Certified Inventory Control of Critical Resources
Ludvig Hult, Dave Zachariah, Petre Stoica
TL;DR
The paper tackles inventory control under unknown, time-dependent demand by proposing a data-driven order policy augmented with integral action to certify a target service level $1-\alpha$ and by developing a finite-sample valid method to infer future operating costs with coverage $1-\beta$. A base predictor $\widehat{W}(\mathcal{D}_t)$ couples with a nonlinear gain $g_t(E_t)$ to produce an admissible policy $\mu^{\alpha}(\mathcal{D}_t)$ that bounds stock-outs via a count $E_t$ of critical events. For costs, nominal prediction intervals are adaptively widened with a similar gain mechanism to guarantee valid cost inference. The approach is validated on synthetic scenarios (periodic, spiking, and feedback-demand) and a real electricity-demand dataset, demonstrating high service levels and correct cost-coverage, with discussion on parameter choices and potential extensions.

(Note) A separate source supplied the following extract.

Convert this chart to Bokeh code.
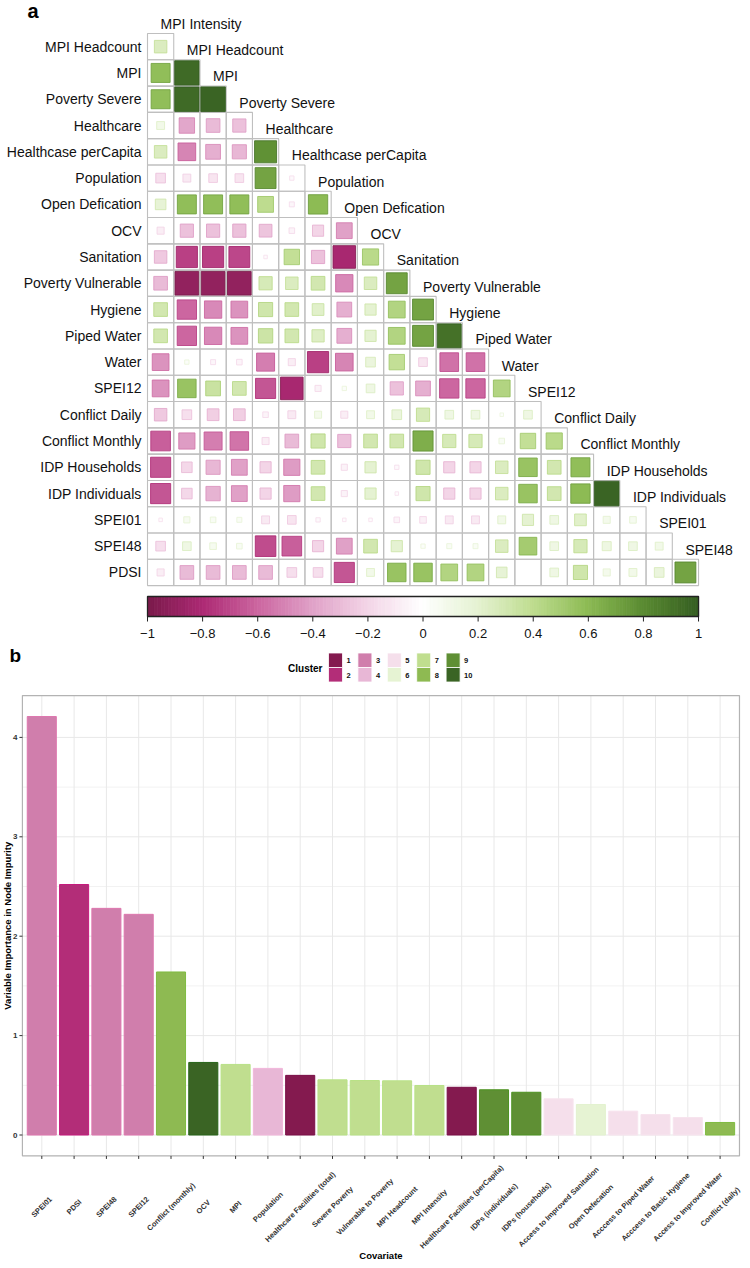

This yields a practically impactful framework for robust inventory control with transparent probabilistic guarantees under very weak assumptions on demand dynamics.
Abstract
Inventory control is subject to service-level requirements, in which sufficient stock levels must be maintained despite an unknown demand. We propose a data-driven order policy that certifies any prescribed service level under minimal assumptions on the unknown demand process. The policy achieves this using any online learning method along with integral action. We further propose an inference method that is valid in finite samples. The properties and theoretical guarantees of the method are illustrated using both synthetic and real-world data.